What If I Really Care About My Facebook Privacy?

If you really are concerned about how far the information you post on Facebook spreading, you might want to check out the links below. I found these by searching Facebook Help, which although still a complicated land, has been improved in its organization.

Why Are You Writing About This on an EdTech Blog?

I'm writing about this because digital citizenship and digital literacy are topics I am passionate about. So much so that it's hard for me to sit quietly when wrong information is circulating. Ask my friends who have gotten personal replies on their walls after posting the notice that started this blog post! After seeing this too many times to count, I figured it was time to try and reach out and enlighten an audience larger than just my own friends. Also, it will be faster for me to share one link to this blog post when needed, rather than the multiple links I've been sharing (the bulleted list above).

No matter what our age, all of us need to be continuous learners when it comes to the online world.
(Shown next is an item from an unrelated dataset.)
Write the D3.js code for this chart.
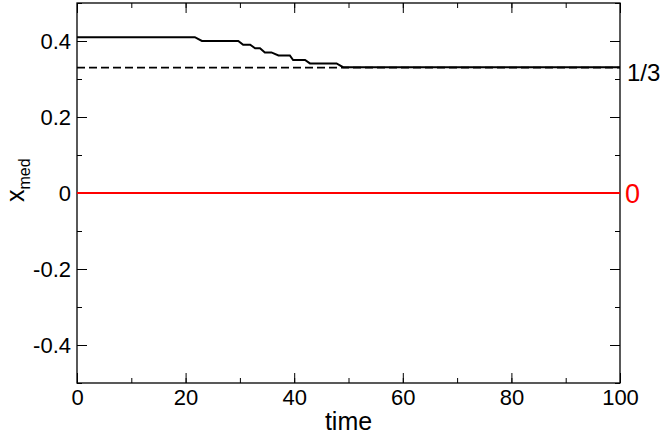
<!DOCTYPE html>
<html>
<head>
<meta charset="utf-8">
<script src="https://cdn.jsdelivr.net/npm/d3@7"></script>
<style>
  body { margin: 0; background: #fff; }
  svg { font-family: "Liberation Sans", Arial, sans-serif; }
</style>
</head>
<body>
<div id="chart"></div>
<script>
// Median position against time (step-like decay towards 1/3)
var times  = [0, 21.7, 23, 29.7, 30.6, 31.9, 32.8, 33.7, 34.6, 35.8, 37.1, 39.2, 39.8, 42, 42.9, 47.8, 49, 100];
var xmed   = [0.41, 0.41, 0.40, 0.40, 0.39, 0.39, 0.381, 0.381, 0.37, 0.37, 0.362, 0.362, 0.35, 0.35, 0.341, 0.341, 0.331, 0.331];

// reference levels
var refLevels = [0.33, 0];
var refLabels = ["1/3", "0"];

var xTicks = [0, 20, 40, 60, 80, 100];
var yTicks = [-0.4, -0.2, 0, 0.2, 0.4];
var yTickLabels = ["-0.4", "-0.2", "0", "0.2", "0.4"];

var W = 664, H = 435;
var margin = { left: 77, right: 44, top: 3, bottom: 52 };

var svg = d3.select("#chart").append("svg")
    .attr("width", W)
    .attr("height", H);

var x = d3.scaleLinear().domain([0, 100]).range([margin.left, W - margin.right]);
var y = d3.scaleLinear().domain([-0.5, 0.5]).range([H - margin.bottom, margin.top]);

// Axes, ticks pointing inward, mirrored on opposite sides
var xMinor = d3.range(0, 101, 10);
var yMinor = d3.range(-5, 6).map(function (d) { return d / 10; });

svg.append("g")
    .attr("transform", "translate(0," + y(-0.5) + ")")
    .call(d3.axisBottom(x).tickValues(xMinor).tickSize(-5).tickFormat(""))
    .call(function (g) { g.select(".domain").remove(); });
svg.append("g")
    .attr("transform", "translate(0," + y(-0.5) + ")")
    .call(d3.axisBottom(x).tickValues(xTicks).tickSize(-10).tickPadding(6).tickFormat(d3.format("d")))
    .call(function (g) {
        g.select(".domain").remove();
        g.selectAll("text").attr("font-size", 22).attr("fill", "#000");
    });
svg.append("g")
    .attr("transform", "translate(0," + y(0.5) + ")")
    .call(d3.axisTop(x).tickValues(xMinor).tickSize(-5).tickFormat(""))
    .call(function (g) { g.select(".domain").remove(); });
svg.append("g")
    .attr("transform", "translate(0," + y(0.5) + ")")
    .call(d3.axisTop(x).tickValues(xTicks).tickSize(-10).tickFormat(""))
    .call(function (g) { g.select(".domain").remove(); });

svg.append("g")
    .attr("transform", "translate(" + x(0) + ",0)")
    .call(d3.axisLeft(y).tickValues(yMinor).tickSize(-5).tickFormat(""))
    .call(function (g) { g.select(".domain").remove(); });
svg.append("g")
    .attr("transform", "translate(" + x(0) + ",0)")
    .call(d3.axisLeft(y).tickValues(yTicks).tickSize(-10).tickPadding(6)
        .tickFormat(function (d, i) { return yTickLabels[i]; }))
    .call(function (g) {
        g.select(".domain").remove();
        g.selectAll("text").attr("font-size", 22).attr("fill", "#000");
    });
svg.append("g")
    .attr("transform", "translate(" + x(100) + ",0)")
    .call(d3.axisRight(y).tickValues(yMinor).tickSize(-5).tickFormat(""))
    .call(function (g) { g.select(".domain").remove(); });
svg.append("g")
    .attr("transform", "translate(" + x(100) + ",0)")
    .call(d3.axisRight(y).tickValues(yTicks).tickSize(-10).tickFormat(""))
    .call(function (g) { g.select(".domain").remove(); });

// frame
svg.append("rect")
    .attr("x", x(0)).attr("y", y(0.5))
    .attr("width", x(100) - x(0)).attr("height", y(-0.5) - y(0.5))
    .attr("fill", "none").attr("stroke", "#000").attr("stroke-width", 1.3);

// reference lines
svg.append("line")
    .attr("x1", x(0)).attr("x2", x(100))
    .attr("y1", y(refLevels[0])).attr("y2", y(refLevels[0]))
    .attr("stroke", "#000").attr("stroke-width", 1.8)
    .attr("stroke-dasharray", "8,4");
svg.append("line")
    .attr("x1", x(0)).attr("x2", x(100))
    .attr("y1", y(refLevels[1])).attr("y2", y(refLevels[1]))
    .attr("stroke", "#ff0000").attr("stroke-width", 1.8);

// the curve
var line = d3.line()
    .x(function (d, i) { return x(times[i]); })
    .y(function (d) { return y(d); });
svg.append("path")
    .datum(xmed)
    .attr("d", line)
    .attr("fill", "none")
    .attr("stroke", "#000")
    .attr("stroke-width", 2);

// labels at right edge
svg.append("text")
    .attr("x", x(100) + 7).attr("y", y(refLevels[0]) + 13)
    .attr("font-size", 24).attr("fill", "#000")
    .text(refLabels[0]);
svg.append("text")
    .attr("x", x(100) + 5).attr("y", y(refLevels[1]) + 10)
    .attr("font-size", 27).attr("fill", "#ff0000")
    .text(refLabels[1]);

// axis titles
svg.append("text")
    .attr("x", (x(0) + x(100)) / 2).attr("y", 430)
    .attr("text-anchor", "middle")
    .attr("font-size", 25)
    .text("time");

var ylab = svg.append("text")
    .attr("transform", "translate(24,202) rotate(-90)")
    .attr("text-anchor", "start")
    .attr("font-size", 25);
ylab.append("tspan").text("x");
ylab.append("tspan").attr("font-size", 16).attr("dy", 6).text("med");
</script>
</body>
</html>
Because technology always changes. Because as young people we are growing up in a technology saturated world where there is no longer a distinct separation between the online and offline spheres in our lives. Because as adults we are responsible for helping young people (and our peers) navigate ever-evolving digital waters.

Don't Feel Bad If A Friend Sent You Here Because You Posted the Aforementioned Status!
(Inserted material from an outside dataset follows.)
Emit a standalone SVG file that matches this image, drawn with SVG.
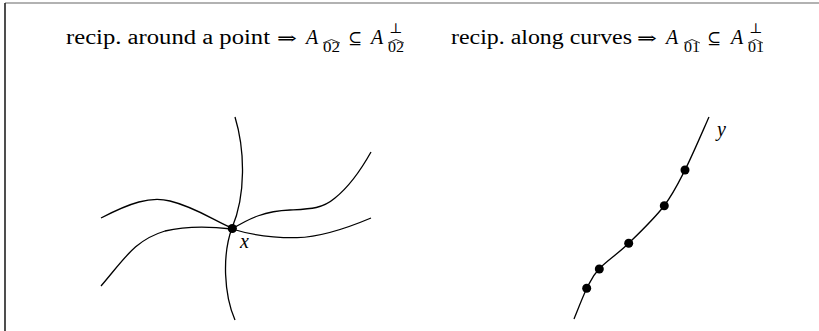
<svg xmlns="http://www.w3.org/2000/svg" width="819" height="331" viewBox="0 0 819 331">
<style>
.t{font-family:"Liberation Serif","DejaVu Serif",serif;font-size:20px;fill:#000}
.m{font-family:"Liberation Serif","DejaVu Serif",serif;font-size:20px;font-style:italic;fill:#000}
.s{font-family:"Liberation Serif","DejaVu Serif",serif;font-size:14px;fill:#000}
.sym{font-family:"DejaVu Serif","Liberation Serif",serif;font-size:17px;fill:#000}
.hat{fill:none;stroke:#000;stroke-width:0.8}
.c{fill:none;stroke:#000;stroke-width:1.3}
.d{fill:#000}
</style>
<rect width="819" height="331" fill="#fff"/>
<line x1="5" y1="3" x2="819" y2="3" stroke="#999" stroke-width="1.5"/>
<line x1="5" y1="3" x2="5" y2="331" stroke="#222" stroke-width="1.6"/>
<g id="title1">
<text class="t" x="66" y="44" textLength="204" lengthAdjust="spacingAndGlyphs">recip.  around a point</text>
<text class="sym" x="277" y="44" textLength="20" lengthAdjust="spacingAndGlyphs">⇒</text>
<text class="m" x="306" y="44">A</text>
<text class="s" x="323" y="51.5" textLength="17" lengthAdjust="spacingAndGlyphs">02</text>
<polyline class="hat" points="323,43 331.5,39.5 340,43"/>
<text class="sym" x="348" y="44" textLength="14" lengthAdjust="spacingAndGlyphs">⊆</text>
<text class="m" x="371" y="44">A</text>
<text class="s" x="389" y="33">⊥</text>
<text class="s" x="388" y="51.5" textLength="16" lengthAdjust="spacingAndGlyphs">02</text>
<polyline class="hat" points="388,43 396,39.5 404,43"/>
</g>
<g id="title2">
<text class="t" x="451" y="44" textLength="181" lengthAdjust="spacingAndGlyphs">recip.  along curves</text>
<text class="sym" x="637" y="44" textLength="20" lengthAdjust="spacingAndGlyphs">⇒</text>
<text class="m" x="666" y="44">A</text>
<text class="s" x="684" y="51.5" textLength="16" lengthAdjust="spacingAndGlyphs">01</text>
<polyline class="hat" points="684,43 692,39.5 700,43"/>
<text class="sym" x="707" y="44" textLength="14" lengthAdjust="spacingAndGlyphs">⊆</text>
<text class="m" x="731" y="44">A</text>
<text class="s" x="749" y="33">⊥</text>
<text class="s" x="748" y="51.5" textLength="16" lengthAdjust="spacingAndGlyphs">01</text>
<polyline class="hat" points="748,43 755.5,39.5 763,43"/>
</g>
<g id="connectors">
<path class="c" d="M235,117 C245,150 246,195 232,228 C222,255 224,295 235,320"/>
<path class="c" d="M101,218 C130,203 150,196 170,201 C195,207 215,221 232,228"/>
<path class="c" d="M101,286 C125,258 135,240 165,231 C190,225 215,227 232,229"/>
<path class="c" d="M232,229 C250,218 265,211 290,210 C310,209 322,209 335,198 C350,186 362,168 371,152"/>
<path class="c" d="M232,229 C255,236 275,238 297,237.7 C320,237 345,229 371,218"/>
<path class="c" d="M709,117 C705,125.8 692.5,155.2 685,170 C677.5,184.8 673.3,193.8 664,206 C654.7,218.2 639.8,232.5 629,243 C618.2,253.5 606,261.5 599,269 C592,276.5 591.2,279.7 587,288 C582.8,296.3 576.2,313.8 574,319"/>
</g>
<g id="point-x">
<circle class="d" cx="232.3" cy="228.5" r="4.6"/>
<text class="m" x="240" y="248" font-size="20">x</text>
</g>
<g id="curve-y">
<circle class="d" cx="685" cy="170" r="4.5"/>
<circle class="d" cx="664.3" cy="205.7" r="4.5"/>
<circle class="d" cx="628.7" cy="243.3" r="4.5"/>
<circle class="d" cx="599.3" cy="269" r="4.5"/>
<circle class="d" cx="586.7" cy="288.3" r="4.5"/>
<text class="m" x="717" y="136">y</text>
</g>
</svg>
First of all, your friend cares about you if they cared enough to help you accurately learn about your privacy settings. Second of all, Facebook privacy (and online privacy in general) are constantly moving targets. If you're confused, you're in good company.  If the sister of Facebook founder Mark Zuckerberg can get tripped up by her privacy settings, it's a good bet it can happen to any one of us at any time.

Now Go Forth and Educate Yourself and Your Friends!

Hopefully, you've learned a few new privacy tips from this blog post. Now, continue the learning and spread it to others. The two most effective things you can do are regularly check your own privacy settings to make sure you are sharing what you want with whom you want, and gently let your friends know if they are spreading inaccurate information or you suspect they might be sharing info with a larger audience than intended.

If each of us takes responsibility for our own privacy, we'll be protecting ourselves as well as our friends.